■ **Job**:
Tally the lines containing the word "React" and give the total alone.

***** Data extract *****

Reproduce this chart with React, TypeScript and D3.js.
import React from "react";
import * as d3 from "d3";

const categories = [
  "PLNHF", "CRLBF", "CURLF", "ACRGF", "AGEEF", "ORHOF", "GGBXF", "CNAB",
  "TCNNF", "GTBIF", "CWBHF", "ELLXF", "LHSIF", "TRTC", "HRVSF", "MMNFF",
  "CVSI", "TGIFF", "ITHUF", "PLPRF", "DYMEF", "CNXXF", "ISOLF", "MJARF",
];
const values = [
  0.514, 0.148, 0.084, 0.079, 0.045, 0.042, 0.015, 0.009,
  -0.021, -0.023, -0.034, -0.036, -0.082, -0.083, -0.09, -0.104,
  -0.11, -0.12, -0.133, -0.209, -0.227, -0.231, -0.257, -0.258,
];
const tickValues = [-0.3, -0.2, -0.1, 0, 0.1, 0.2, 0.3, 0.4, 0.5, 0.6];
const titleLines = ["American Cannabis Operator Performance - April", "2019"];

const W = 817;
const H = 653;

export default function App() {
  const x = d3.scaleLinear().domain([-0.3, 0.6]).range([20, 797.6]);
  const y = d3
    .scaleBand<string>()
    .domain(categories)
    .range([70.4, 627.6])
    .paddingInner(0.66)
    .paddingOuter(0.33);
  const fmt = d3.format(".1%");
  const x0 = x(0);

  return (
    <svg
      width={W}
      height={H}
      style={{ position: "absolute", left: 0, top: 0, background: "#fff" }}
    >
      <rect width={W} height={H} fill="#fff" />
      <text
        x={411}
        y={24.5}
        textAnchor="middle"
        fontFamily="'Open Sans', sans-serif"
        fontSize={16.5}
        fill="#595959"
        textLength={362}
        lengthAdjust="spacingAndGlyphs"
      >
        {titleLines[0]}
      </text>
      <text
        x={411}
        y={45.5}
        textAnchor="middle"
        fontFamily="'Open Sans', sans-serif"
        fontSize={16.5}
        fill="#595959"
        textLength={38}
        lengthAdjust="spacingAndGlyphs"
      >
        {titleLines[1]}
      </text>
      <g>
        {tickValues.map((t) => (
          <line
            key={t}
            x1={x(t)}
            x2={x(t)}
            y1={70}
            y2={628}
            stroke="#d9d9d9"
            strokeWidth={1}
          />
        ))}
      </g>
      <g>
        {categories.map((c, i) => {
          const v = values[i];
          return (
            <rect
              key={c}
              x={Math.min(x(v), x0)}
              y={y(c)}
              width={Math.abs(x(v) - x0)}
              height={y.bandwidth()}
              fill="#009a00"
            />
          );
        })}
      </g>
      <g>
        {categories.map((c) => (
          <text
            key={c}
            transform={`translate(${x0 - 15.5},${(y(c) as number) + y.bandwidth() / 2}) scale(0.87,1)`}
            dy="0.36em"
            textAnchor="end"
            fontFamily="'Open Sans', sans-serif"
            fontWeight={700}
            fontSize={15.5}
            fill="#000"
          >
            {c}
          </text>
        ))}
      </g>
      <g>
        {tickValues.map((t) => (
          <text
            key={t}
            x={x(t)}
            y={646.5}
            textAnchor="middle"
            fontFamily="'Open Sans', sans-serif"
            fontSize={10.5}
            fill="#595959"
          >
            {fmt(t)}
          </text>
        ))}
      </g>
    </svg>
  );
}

*****

■ **Task result**:
2